Of the two examples above, one is low frequency/low criticality; the other is high frequency and high criticality. Most interfaces are somewhere in the middle of that spectrum. Interfaces that are highly critical but don’t run frequently or don’t need a short response time can also be put into this category. In such cases, we might not need to send individual alarms in real-time. As a rule of thumb, if an interface raises a few alarms per day, it is too much. As developers, if we can’t handle more than a few alarms a day, we shouldn’t do that to the support team (sending them alarms all day long). For the utility company mentioned above, when WebMethods was first deployed, the developer configured a bi-daily report that lists all failed transactions that occurred in the last 12 hours. Thus, for most interfaces, we don’t need to set up any specific alarms. If there are a few failures, they will show up in the report and will be looked at by technical support at noon or at the end of the day. This approach works well for us, even for some critical interfaces such as bank transfer orders or invoice payments.

Case #4: Recurring failure resulting in too many alarms

For the integration mentioned in #1 and #2, the key to getting them to work satisfactorily is to spend some time after the first release to monitor the interfaces and fine-tune both the interface and the alarms. It is important to have alarms raised when failure occurs, but it is also important to ensure there aren’t too many alarms raised. People will ignore the alarms if there are too many of them.

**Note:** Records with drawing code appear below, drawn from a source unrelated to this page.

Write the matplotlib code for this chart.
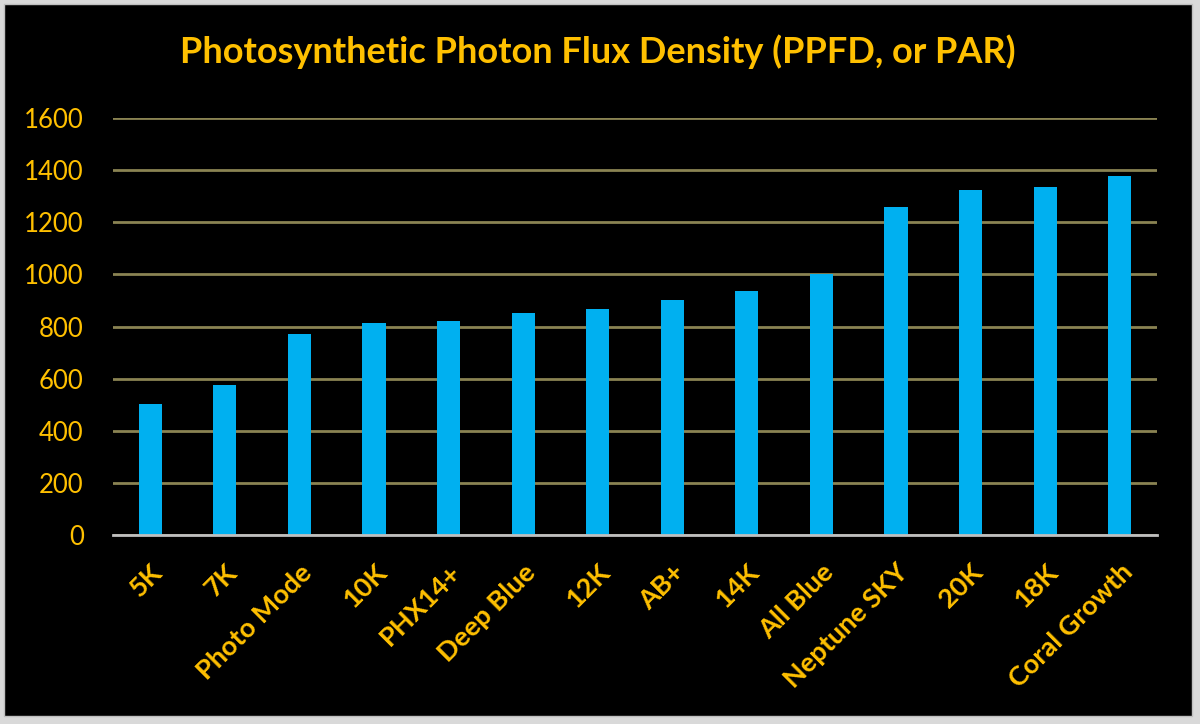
import matplotlib.pyplot as plt
from matplotlib.patches import Rectangle

# Datos del gráfico
categories = ['5K', '7K', 'Photo Mode', '10K', 'PHX14+', 'Deep Blue', '12K', 'AB+',
              '14K', 'All Blue', 'Neptune SKY', '20K', '18K', 'Coral Growth']
ppfd = [502, 575, 770, 812, 820, 850, 867, 900, 935, 1000, 1258, 1322, 1337, 1378]
yticks = [0, 200, 400, 600, 800, 1000, 1200, 1400, 1600]

orange = '#FFC000'
plt.rcParams['font.family'] = ['Lato', 'DejaVu Sans']

fig = plt.figure(figsize=(12, 7.24), dpi=100)
fig.patch.set_facecolor('#d9d9d9')
# Fondo negro del gráfico con borde
fig.patches.append(Rectangle((4 / 1200, 1 - 716 / 724), 1188 / 1200, 712 / 724,
                             transform=fig.transFigure, facecolor='black',
                             edgecolor='#bfbfbf', linewidth=1, zorder=-1))

ax = fig.add_axes([113 / 1200, 1 - 535 / 724, 1044 / 1200, 417 / 724])
ax.set_facecolor('black')
x = range(len(categories))
ax.bar(x, ppfd, width=0.31, color='#00B0F0', zorder=3)

ax.set_xlim(-0.5, len(categories) - 0.5)
ax.set_ylim(0, 1600)
ax.set_yticks(yticks)
ax.set_yticklabels([str(v) for v in yticks], color=orange, fontsize=18.5)
ax.set_xticks(list(x))
ax.set_xticklabels(categories, rotation=45, ha='right', va='top', rotation_mode='anchor',
                   color=orange, fontsize=19.5, fontweight='bold')
ax.tick_params(axis='both', length=0)
ax.tick_params(axis='y', pad=21)
ax.tick_params(axis='x', pad=18)

ax.grid(axis='y', color='#8a8352', linewidth=2, zorder=0)
for s in ['top', 'right', 'left']:
    ax.spines[s].set_visible(False)
ax.spines['bottom'].set_color('#bfbfbf')
ax.spines['bottom'].set_linewidth(2)
ax.spines['bottom'].set_zorder(4)

fig.text(0.498, 1 - 52 / 724, 'Photosynthetic Photon Flux Density (PPFD, or PAR)',
         ha='center', va='center', color=orange, fontsize=26, fontweight='bold')

fig.savefig('out.png', dpi=100, facecolor=fig.get_facecolor())
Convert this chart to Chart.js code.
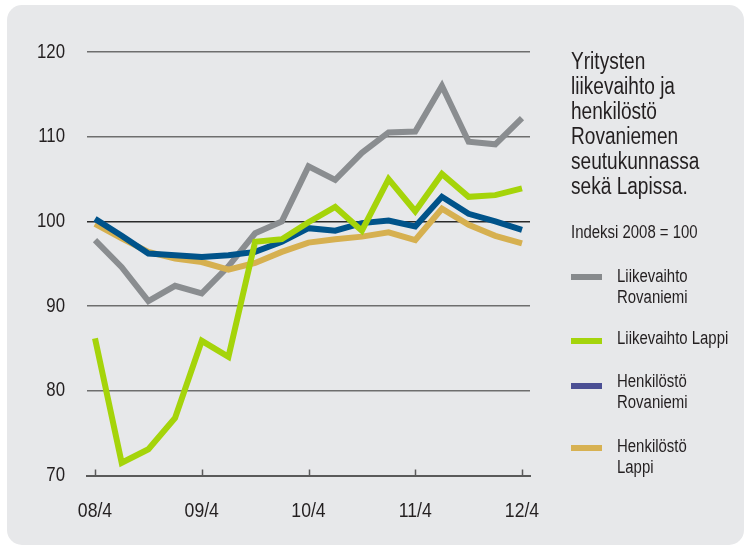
<!DOCTYPE html>
<html>
<head>
<meta charset="utf-8">
<script src="https://cdn.jsdelivr.net/npm/chart.js@4.4.1/dist/chart.umd.min.js"></script>
<style>
  html, body { margin:0; padding:0; background:#ffffff; }
  body { width:747px; height:548px; position:relative; overflow:hidden;
         font-family:"Liberation Sans",Arial,sans-serif; color:#231f20; }
  #card { position:absolute; left:7px; top:5px; width:737px; height:540px; background:#e7e8ea; border-radius:15px; }
  #wrap { position:absolute; left:0; top:0; width:747px; height:548px; }
  .t { position:absolute; left:571px; white-space:nowrap; transform:scaleX(0.83); transform-origin:0 0; }
  #title { top:49px; font-size:23px; line-height:25px; }
  #idx { top:222px; font-size:18px; line-height:21px; }
  .lg { font-size:18px; line-height:21px; left:617px; }
  .sw { position:absolute; left:571px; width:31px; height:6px; }
</style>
</head>
<body>
<div id="card"></div>
<div id="wrap"><canvas id="c" width="747" height="548"></canvas></div>
<div class="t" id="title">Yritysten<br>liikevaihto ja<br>henkilöstö<br>Rovaniemen<br>seutukunnassa<br>sekä Lapissa.</div>
<div class="t" id="idx">Indeksi 2008 = 100</div>
<div class="sw" style="top:274px;background:#878a8d"></div>
<div class="t lg" style="top:266px">Liikevaihto<br>Rovaniemi</div>
<div class="sw" style="top:338px;background:#a4d40c"></div>
<div class="t lg" style="top:328px">Liikevaihto Lappi</div>
<div class="sw" style="top:383px;background:#4b4f94"></div>
<div class="t lg" style="top:371px">Henkilöstö<br>Rovaniemi</div>
<div class="sw" style="top:445px;background:#d7b152"></div>
<div class="t lg" style="top:436px">Henkilöstö<br>Lappi</div>
<script>
// Quarters 08/4 ... 12/4
const quarters = ['08/4','09/1','09/2','09/3','09/4','10/1','10/2','10/3','10/4','11/1','11/2','11/3','11/4','12/1','12/2','12/3','12/4'];
const tickLabels = ['08/4','09/4','10/4','11/4','12/4'];
const tickIndex = [0, 4, 8, 12, 16];
const yTicks = [70, 80, 90, 100, 110, 120];

const liikevaihtoRovaniemi = [97.8, 94.6, 90.6, 92.4, 91.5, 94.7, 98.6, 100.0, 106.5, 104.9, 108.1, 110.5, 110.6, 116.0, 109.4, 109.1, 112.2];
const liikevaihtoLappi     = [86.2, 71.5, 73.1, 76.8, 85.9, 84.0, 97.6, 97.9, 99.9, 101.7, 98.9, 105.0, 101.2, 105.6, 102.9, 103.1, 103.9];
const henkilostoRovaniemi  = [100.3, 98.3, 96.2, 96.0, 95.8, 96.0, 96.4, 97.6, 99.2, 98.9, 99.8, 100.1, 99.4, 102.9, 100.9, 100.0, 99.0];
const henkilostoLappi      = [99.7, 98.0, 96.4, 95.6, 95.2, 94.3, 95.1, 96.4, 97.5, 97.9, 98.2, 98.7, 97.8, 101.5, 99.6, 98.3, 97.4];

const pts = arr => arr.map((v, i) => ({x: i, y: v}));

// condensed look for canvas labels: scale text horizontally around its anchor
const canvas = document.getElementById('c');
const cctx = canvas.getContext('2d');
const origFill = cctx.fillText.bind(cctx);
cctx.fillText = function (text, x, y, maxWidth) {
  this.save();
  this.translate(x, y);
  this.scale(0.84, 1);
  origFill(text, 0, 0);
  this.restore();
};

const tickMarks = {
  id: 'tickMarks',
  afterDraw(chart) {
    const ctx = chart.ctx, xs = chart.scales.x, bottom = chart.chartArea.bottom;
    ctx.save();
    ctx.strokeStyle = '#5a5a5a';
    ctx.lineWidth = 1.5;
    tickIndex.forEach(i => {
      const px = Math.round(xs.getPixelForValue(i)) + 0.5;
      ctx.beginPath();
      ctx.moveTo(px, bottom);
      ctx.lineTo(px, bottom - 6);
      ctx.stroke();
    });
    ctx.restore();
  }
};

const FONT = '"Liberation Sans",Arial,sans-serif';
const common = { fill:false, tension:0, pointRadius:0, borderWidth:6, borderJoinStyle:'miter', borderCapStyle:'butt' };

new Chart(canvas, {
  type: 'line',
  data: {
    datasets: [
      Object.assign({ label:'Liikevaihto Rovaniemi', data: pts(liikevaihtoRovaniemi), borderColor:'#8a8d90', order:3 }, common),
      Object.assign({ label:'Liikevaihto Lappi', data: pts(liikevaihtoLappi), borderColor:'#a5d40a', order:0 }, common),
      Object.assign({ label:'Henkilöstö Rovaniemi', data: pts(henkilostoRovaniemi), borderColor:'#00538a', order:1 }, common),
      Object.assign({ label:'Henkilöstö Lappi', data: pts(henkilostoLappi), borderColor:'#d6b050', order:2 }, common)
    ]
  },
  options: {
    responsive: false,
    animation: false,
    devicePixelRatio: 1,
    layout: { padding: { left: 0, right: 217, top: 52, bottom: 0 } },
    plugins: { legend: { display:false }, tooltip: { enabled:false } },
    scales: {
      x: {
        type: 'linear',
        min: -0.3, max: 16.3,
        afterBuildTicks: s => { s.ticks = tickIndex.map(v => ({ value: v })); },
        afterFit: s => { s.height = 72.5; },
        grid: { display:false, drawTicks:false },
        border: { display:true, color:'#5a5a5a', width:2 },
        ticks: {
          padding: 23,
          color:'#231f20',
          font: { family: FONT, size: 21 },
          maxRotation: 0,
          autoSkip: false,
          callback: v => { const k = tickIndex.indexOf(v); return k >= 0 ? tickLabels[k] : ''; }
        }
      },
      y: {
        min: 70, max: 120,
        afterBuildTicks: s => { s.ticks = yTicks.map(v => ({ value: v })); },
        afterFit: s => { s.width = 87; },
        grid: {
          drawTicks:false,
          color: c => (c.tick && c.tick.value === 100) ? '#2a2a2a' : (c.tick && c.tick.value === 70 ? 'rgba(0,0,0,0)' : '#6e6e6e'),
          lineWidth: 1.5
        },
        border: { display:false },
        ticks: { padding: 22, color:'#231f20', font: { family: FONT, size: 20 } }
      }
    }
  },
  plugins: [tickMarks]
});
</script>
</body>
</html>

When the receiver is inundated with too many alarms, it’s difficult to tell the critical issues apart from the less important ones.

From my experience, dealing with those noisy alarms is easy. Most of the time, the alarms come from a few recurring failures. At first glance, a high number of errors in a log file can look overwhelming. It is understandable if we feel reluctant to address them. The strategy is to attack each issue one by one and carefully document the error and the solution for each problem in an Excel spreadsheet. Usually, after going through a few issues, some recurring patterns emerge. By addressing those recurring problems, the error log can be cleaned up quickly.

As an example, a water utility in regional Victoria uses an external asset register system, and the asset data is synchronized to Maximo in near real-time. The interface produces almost 1GB of SystemOut.log file each day. It made the logs useless. I looked at asset synchronisation errors and documented them one by one. After about two hours, it was clear that 80% of the errors were due to missing locations. When the interface creates new assets under these locations, Maximo produces a lot of error traces to the SystemOut.log file. I did a quick scan and wrote down all of the missing locations and quickly added them to Maximo using MXLoader. After that, the number of errors was reduced significantly. By doing occasional checks of the log files in the following few days, I was able to list all missing locations (there were about 30 of them in total) and able to remove all errors caused by this asset synchronisation process. The remaining individual errors found in the log files were easily handled separately. Some critical issues only came under the radar of the business after that.